No one ever bangs the mic during the announcements portion of Sunday service and says, “Is this thing on?” or ends the whole thing by shouting, “You’ve been a great crowd. Make sure you take care of your ushers!” But they should, because occasionally the people that make the announcements treat the whole thing like an open mic night at a comedy club.
Something about the power of the mic and the heat of a spotlight tends to transform normal looking members of the church into comedians or even would be pastors. What was supposed to be a simple, “There’s a gravy jamboree this Thursday night in the Community Hall” somehow morphs into a def jam comedy session which must just be excruciating for the pastor to watch. During those moments, I have to imagine pastors are silently thinking, “If I threw a hymnal from where I am sitting, would it be possible for me to: A. Knock him out cold? B. Get the drummer to help me carry the body back to the pews?”
How do you stop this phenomenon? Certainly the first step is prevention, you simply ask the right people to do announcements. But even that’s not flawless because you don’t know 100% how someone is going to act on stage. The mic and a crowd do unexpected things to people. But even if we can’t avoid it, maybe we can recognize it quickly and eliminate it by looking for these warning signs.
Signs your announcements are about to jump the tracks:
1. The Daily Show
This is probably the most common joke format and takes its name from the popular satire news program, “The Daily Show with Jon Stewart.” In this approach, the person reading the announcements tries to add a “zinger” after every bit of news they share. For instance, “The singles retreat will be held on Labor Day at Destin Beach, Florida. A retreat for singles? What are they retreating from? I’m the one with four kids. I should be down on that beach, am I right?” (This may or may not involve someone saying “Yowza!” after each item in the announcements.)
2. “That reminds me.”
This is the kiss of death phrase when it comes to announcements. When someone says this, what they’ve really just said is, “I want to reflect on what I just read with some ideas, insights and general rambling that is so off script it will make your teeth hurt. I’ve segued out of the ‘volunteer for VBS’ message using the phrase ‘that reminds me’ and will now be sharing something I learned recently in Leviticus.” If you are a pastor you should get 42% sweatier if you ever hear this phrase during a series of announcements.
3. No notes
You want your announcer to have a note card. Andy Stanley doesn’t even try to memorize the announcements, but like riding a bike with no hands, some people want to show off and go up there without any notes. Usually, midway through, they end up running into a metaphorical mailbox right after they silently yell, “Look mom, no hands!”

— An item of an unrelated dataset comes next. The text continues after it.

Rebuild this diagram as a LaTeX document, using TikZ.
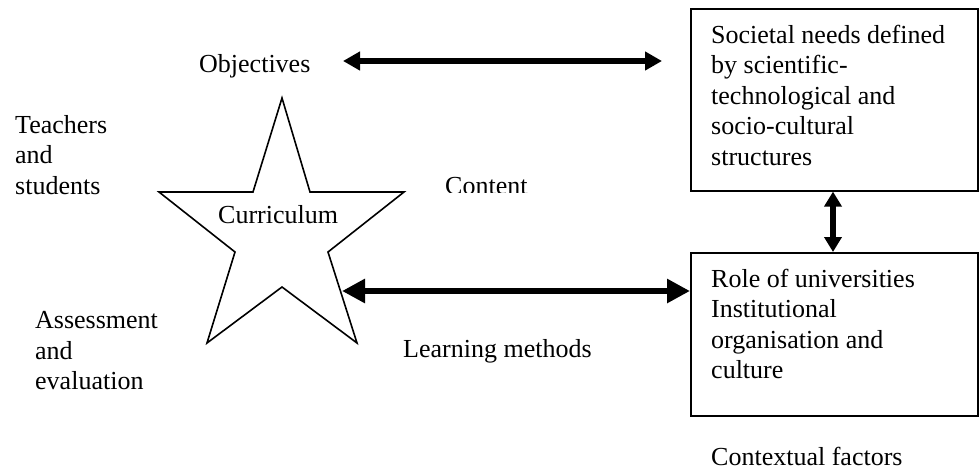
\documentclass[tikz,border=0pt]{standalone}
\usepackage{fontspec}
\setmainfont{Liberation Serif}
\usetikzlibrary{arrows.meta}
\begin{document}
\begin{tikzpicture}[x=1pt,y=-1pt,
  txt/.style={inner sep=0pt, anchor=base west, align=left, font=\fontsize{26}{30.5}\selectfont},
  box/.style={draw, line width=1.6pt, minimum width=287pt, anchor=north west, inner sep=0pt},
  toparrow/.style={line width=5.5pt, {Triangle[length=17pt,width=18pt]}-{Triangle[length=17pt,width=18pt]}},
  botarrow/.style={line width=6.5pt, {Triangle[length=23pt,width=23pt]}-{Triangle[length=23pt,width=23pt]}},
  vertarrow/.style={line width=6pt, {Triangle[length=15pt,width=17pt]}-{Triangle[length=15pt,width=17pt]}},
  starline/.style={draw, line width=1.6pt, line join=miter},
]
\useasboundingbox (0,0) rectangle (980,469);

% boxes
\node[box, minimum height=182pt] (sn) at (690,8) {};
\node[box, minimum height=163pt] (ru) at (690,252) {};

% star
\coordinate (st1) at (282,98);
\coordinate (st2) at (310,192);
\coordinate (st3) at (404,192);
\coordinate (st4) at (328,252);
\coordinate (st5) at (357,343);
\coordinate (st6) at (282,287);
\coordinate (st7) at (207,343);
\coordinate (st8) at (235,252);
\coordinate (st9) at (159,192);
\coordinate (st10) at (253,192);
\draw[starline] (st1) -- (st2) -- (st3) -- (st4) -- (st5) -- (st6) -- (st7) -- (st8) -- (st9) -- (st10) -- cycle;
\node[txt] (cur) at (218,223) {Curriculum};

% texts (multi-line nodes: base = baseline of last line)
\node[txt] (obj) at (199,72) {Objectives};
\node[txt] (ts) at (15,194) {Teachers\\and\\students};
\node[txt] (ae) at (35,389.5) {Assessment\\and\\evaluation};
\node[txt] (lm) at (403,357) {Learning methods};
\node[txt] (cf) at (711,465) {Contextual factors};
\begin{scope}
  \clip (430,150) rectangle (560,192.5);
  \node[txt] (con) at (445,194) {Content};
\end{scope}
\node[txt] (snt) at (711,165) {Societal needs defined\\by scientific-\\technological and\\socio-cultural\\structures};
\node[txt] (rut) at (711,378.5) {Role of universities\\Institutional\\organisation and\\culture};

% connectors
\coordinate (objR) at (343,61);
\coordinate (snL) at (662,61);
\draw[toparrow] (objR) -- (snL);
\coordinate (starE) at (342,291);
\draw[botarrow] (starE) -- (ru.west |- starE);
\draw[vertarrow] (sn.south -| 833,0) -- (ru.north -| 833,0);
\end{tikzpicture}
\end{document}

4. The Bermuda Triangle of “I said ‘good morning'”
If you’ve never spoken publicly before please, please heed these words of warning: never, ever enter into a Bermuda triangle of double greeting. You think it will be light and playful, there are probably “how to preach” books that encourage people to ask the crowd to repeat the phrase “good morning” if the first one wasn’t loud enough as an icebreaker, but fight that temptation. If your guiltfest “I said ‘good morning'” doesn’t work the first time then you’ll think you need to do it a second time and if the good morning you receive is progressively smaller than the original response you’re just traveling down hill at that point. You’ll keep doing it until finally it’s only one guy in the fifth row saying “good morning” and there’s a big bail of tumbleweed made of leftover palm branches from Easter rolling across the stage as you awkwardly wait for a good morning that just isn’t coming. (Cue lonesome harmonica.)
5. The sermon audition
Whenever I get into an elevator at work with an important executive, a recognition I can usually make based on the crispness of the pleats in their pants, I am tempted to make an elevator speech. I am tempted to say something so wise and insightful and awesome that right on the spot they say, “How would you like a raise and an office with a door and a new project that involves filming the follow up to Breakin’ 2, Electric Boogaloo? We’ll call it “Breakin’ 3, Rise of the Worm?” And the same thing happens sometimes when you give an overly ambitious person the task of providing the announcements. We think it’s a sermon audition. We think, “This is my one shot. Don’t mess it up Jon. In fact, you better lose yourself in the music, the moment. You own it, you better never let it go. You only get one shot, do not miss your chance to blow. This opportunity comes once in a lifetime.” And then your palms get sweaty, knees weak, arms are heavy. There’s vomit on your sweater already, mom’s spaghetti. You’re nervous, but on the surface you look calm and ready, to drop bombs. But maybe that’s just me. And people from 8 mile.
At North Point Community Church, where I attend, staff members do all the announcements so unfortunately I don’t get to see most of these warning signs. And we don’t use hymnals so I couldn’t throw a glancing blow even if I wanted to.
How about you though?
What’s the funniest thing you’ve ever seen happen during the announcements at church?